Both the man who crossed over the border and the man who was allegedly paid to get him to the U.S. are accused of offences related to forgery and criminal conspiracy under the Indian Penal Code, the Gujarat police report said.
Warnings about agents
Alastair Clarke, an immigration lawyer with Clarke Immigration Law in Winnipeg, said he warns his clients about using immigration consultants and agents in India based on rampant fraud and fake documents — and in 2019, so did the Canadian government.
Clarke said he’s seen prospective students looking to come to Canada through one of those agents who didn’t know the documents they got were fraudulent.
“They and their families are often taking out loans, they are paying exorbitant fees to agents and shady consultants for a study permit,” he said.
But the applicants — not the agents — are the ones who face the consequences if they’re caught, which can range from having an application denied to being banned from the country for five years.
While the government has tried to warn people about those risks, that’s not the only thing people consider, he said.
“We’re also dealing with some strong cultural considerations, where applicants are coming from a place of extreme poverty, possibly, and they are looking to Canada for a better life,” Clarke said.
He also sometimes deals with clients who don’t realize that buying the necessary documents isn’t an option in the Canadian immigration system, which requires legitimate paperwork.
A spokesperson for Immigration, Refugees and Citizenship Canada said it continues to provide information to help prospective applicants avoid becoming victims of fraud.
That includes a 2019 advertising campaign in India to educate people about fraudulent immigration agents and discourage repeat applications by people who were previously refused, the spokesperson said.
‘Constant contact’ with police in U.S., India: RCMP
The man’s admission documents were obtained from Loyalist College by Mounties and shared with investigators in Gujarat following a request from Indian police, Manitoba RCMP spokesperson Cpl. Julie Courchaine told CBC News.
Courchaine said RCMP haven’t had any further requests from Gujarat police related to their investigation of counterfeit documents. She wouldn’t say whether Mounties have asked other Canadian schools whether they got applications from other migrants in the group.
Canadian police are still working with investigators in other jurisdictions on the wider investigation around the deaths of the Patels, said Courchaine.

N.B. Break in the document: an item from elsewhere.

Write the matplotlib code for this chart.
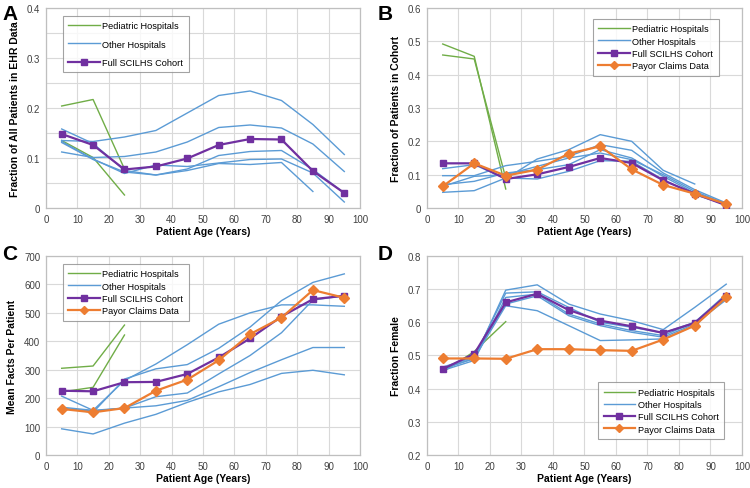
"""Four-panel SCILHS cohort comparison by patient age (A-D)."""
import matplotlib
matplotlib.use("Agg")
import matplotlib.pyplot as plt
import numpy as np
from matplotlib.ticker import FuncFormatter, MultipleLocator

plt.rcParams["font.family"] = ["Liberation Sans", "DejaVu Sans"]

# --- data -----------------------------------------------------------------
AGES = [5, 15, 25, 35, 45, 55, 65, 75, 85, 95]
PED_AGES = [5, 15, 25]
nan = np.nan

# A: fraction of all patients in EHR data
A_PED = [[0.204, 0.217, 0.078],
         [0.135, 0.101, 0.026]]
A_OTHER = [[0.135, 0.133, 0.142, 0.155, 0.190, 0.225, 0.234, 0.215, 0.167, 0.107],
           [0.112, 0.101, 0.103, 0.112, 0.132, 0.161, 0.166, 0.160, 0.128, 0.073],
           [0.158, 0.129, 0.075, 0.066, 0.078, 0.105, 0.113, 0.115, 0.077, 0.030],
           [0.133, 0.098, 0.069, 0.086, 0.083, 0.090, 0.097, 0.098, 0.070, 0.012],
           [0.131, 0.097, 0.072, 0.066, 0.075, 0.089, 0.087, 0.091, 0.033, nan]]
A_FULL = [0.148, 0.126, 0.077, 0.083, 0.099, 0.126, 0.138, 0.137, 0.074, 0.030]

# B: fraction of patients in cohort
B_PED = [[0.492, 0.455, 0.057],
         [0.459, 0.447, 0.090]]
B_OTHER = [[0.118, 0.130, 0.088, 0.147, 0.175, 0.220, 0.200, 0.113, 0.072, nan],
           [0.097, 0.097, 0.127, 0.140, 0.155, 0.190, 0.173, 0.105, 0.055, 0.015],
           [0.070, 0.080, 0.105, 0.115, 0.130, 0.175, 0.150, 0.095, 0.045, 0.012],
           [0.065, 0.095, 0.100, 0.125, 0.150, 0.165, 0.145, 0.100, 0.050, 0.012],
           [0.047, 0.052, 0.090, 0.087, 0.110, 0.142, 0.140, 0.085, 0.040, 0.010]]
B_FULL = [0.134, 0.134, 0.087, 0.101, 0.123, 0.150, 0.135, 0.083, 0.043, 0.008]
B_PAYOR = [0.065, 0.134, 0.097, 0.115, 0.163, 0.185, 0.116, 0.069, 0.043, 0.012]

# C: mean facts per patient
C_PED = [[305, 313, 457],
         [222, 238, 422]]
C_OTHER = [[92, 74, 112, 143, 185, 222, 248, 287, 298, 282],
           [168, 157, 165, 173, 192, 240, 290, 335, 378, 378],
           [163, 155, 165, 205, 218, 285, 350, 430, 545, 560],
           [207, 157, 262, 320, 388, 460, 500, 528, 528, 523],
           [165, 150, 267, 303, 318, 375, 450, 543, 607, 637]]
C_FULL = [226, 224, 256, 257, 285, 343, 410, 487, 548, 560]
C_PAYOR = [162, 150, 165, 226, 265, 333, 425, 483, 580, 553]

# D: fraction female
D_PED = [[0.450, 0.512, 0.602]]
D_OTHER = [[0.462, 0.490, 0.697, 0.713, 0.655, 0.625, 0.605, 0.578, 0.645, 0.715],
           [0.465, 0.495, 0.688, 0.692, 0.645, 0.600, 0.585, 0.568, 0.600, 0.685],
           [0.455, 0.485, 0.675, 0.685, 0.625, 0.595, 0.575, 0.560, 0.600, 0.680],
           [0.460, 0.500, 0.655, 0.680, 0.620, 0.590, 0.570, 0.555, 0.595, 0.668],
           [0.458, 0.492, 0.650, 0.635, 0.590, 0.545, 0.547, 0.550, 0.590, 0.675]]
D_FULL = [0.459, 0.505, 0.660, 0.686, 0.637, 0.605, 0.588, 0.568, 0.598, 0.680]
D_PAYOR = [0.491, 0.491, 0.490, 0.519, 0.519, 0.516, 0.514, 0.548, 0.590, 0.675]

# --- style ----------------------------------------------------------------
GREEN = "#70AD47"
BLUE = "#5B9BD5"
PURPLE = "#7030A0"
ORANGE = "#ED7D31"
GRID = "#D9D9D9"
FRAME = "#BFBFBF"


def draw_panel(ax, ped, other, full, payor=None):
    for i, ys in enumerate(ped):
        ax.plot(PED_AGES, ys, color=GREEN, lw=1.0, zorder=3,
                label="Pediatric Hospitals" if i == 0 else None)
    for i, ys in enumerate(other):
        ax.plot(AGES, ys, color=BLUE, lw=1.0, zorder=3,
                label="Other Hospitals" if i == 0 else None)
    ax.plot(AGES, full, color=PURPLE, lw=1.6, marker="s", ms=5, zorder=5,
            label="Full SCILHS Cohort")
    if payor is not None:
        ax.plot(AGES, payor, color=ORANGE, lw=1.6, marker="D", ms=5, zorder=6,
                label="Payor Claims Data")


def frame(ax, ylim, ystep, ylabel, grid_step=None):
    ax.set_xlim(0, 100)
    ax.set_ylim(*ylim)
    ax.xaxis.set_major_locator(MultipleLocator(10))
    ax.yaxis.set_major_locator(MultipleLocator(ystep))
    ax.yaxis.set_major_formatter(FuncFormatter(lambda v, p: f"{v:g}"))
    if grid_step is not None:
        ax.yaxis.set_minor_locator(MultipleLocator(grid_step))
        ax.grid(True, which="minor", axis="y", color=GRID, lw=0.8)
    ax.grid(True, which="major", color=GRID, lw=0.8)
    ax.set_axisbelow(True)
    ax.tick_params(length=0, which="both", labelsize=7, colors="#404040", pad=4)
    for s in ax.spines.values():
        s.set_color(FRAME)
        s.set_linewidth(0.9)
    ax.set_xlabel("Patient Age (Years)", fontsize=7.5, fontweight="bold", labelpad=2)
    ax.set_ylabel(ylabel, fontsize=7.5, fontweight="bold", labelpad=5)


def legend(ax, anchor, loc="upper left", spacing=0.35):
    lg = ax.legend(loc=loc, bbox_to_anchor=anchor, borderaxespad=0,
                   fontsize=6.6, frameon=True, fancybox=False, handlelength=3.4,
                   handletextpad=0.3, labelspacing=spacing, borderpad=0.6,
                   markerscale=0.75)
    lg.get_frame().set_edgecolor("#8C8C8C")
    lg.get_frame().set_linewidth(0.8)


fig = plt.figure(figsize=(7.5, 4.89), dpi=100)
axA = fig.add_axes([0.0613, 0.5726, 0.4187, 0.409])
axB = fig.add_axes([0.5693, 0.5726, 0.42, 0.409])
axC = fig.add_axes([0.0613, 0.0675, 0.4187, 0.407])
axD = fig.add_axes([0.5693, 0.0675, 0.42, 0.407])

draw_panel(axA, A_PED, A_OTHER, A_FULL)
frame(axA, (0, 0.4), 0.1, "Fraction of All Patients in EHR Data", grid_step=0.05)
legend(axA, (0.054, 0.96), spacing=1.0)

draw_panel(axB, B_PED, B_OTHER, B_FULL, B_PAYOR)
frame(axB, (0, 0.6), 0.1, "Fraction of Patients in Cohort")
legend(axB, (0.527, 0.945))

draw_panel(axC, C_PED, C_OTHER, C_FULL, C_PAYOR)
frame(axC, (0, 700), 100, "Mean Facts Per Patient")
legend(axC, (0.054, 0.96))

draw_panel(axD, D_PED, D_OTHER, D_FULL, D_PAYOR)
frame(axD, (0.2, 0.8), 0.1, "Fraction Female")
legend(axD, (0.943, 0.08), loc="lower right")

for x, y, letter in [(0.003, 0.99, "A"), (0.503, 0.99, "B"),
                     (0.003, 0.498, "C"), (0.503, 0.498, "D")]:
    fig.text(x, y, letter, fontsize=15, fontweight="bold", va="top", ha="left")

fig.savefig("out.png", dpi=100)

“We’re in constant contact with our U.S. counterparts in regards to this as well as [those in] India through our liaison officers,” she said in an interview at Manitoba RCMP headquarters in Winnipeg last week.
“It’s all part of the bigger investigation.”
While no one in Canada has yet been charged in connection with that investigation, a police memo issued in India earlier this month suggests two men in Canada were responsible for helping the group of migrants that included the Patel family.
Gujarat police have arrested three people in connection with that group. They say one of those men said he was personally involved in getting two of the migrants to Canada, including a woman who had to be hospitalized for frostbite after crossing the border in freezing temperatures.
Bhavesh Patel, Yogesh Patel and Dashrath Chaudhary are all charged with culpable homicide not amounting to murder, attempting culpable homicide, human trafficking and criminal conspiracy.
Shortly after the Patel family’s bodies were discovered on Jan. 19, 2022, a Florida man was charged in the U.S. in connection with the case.
Steve Shand was later indicted on two counts of human smuggling.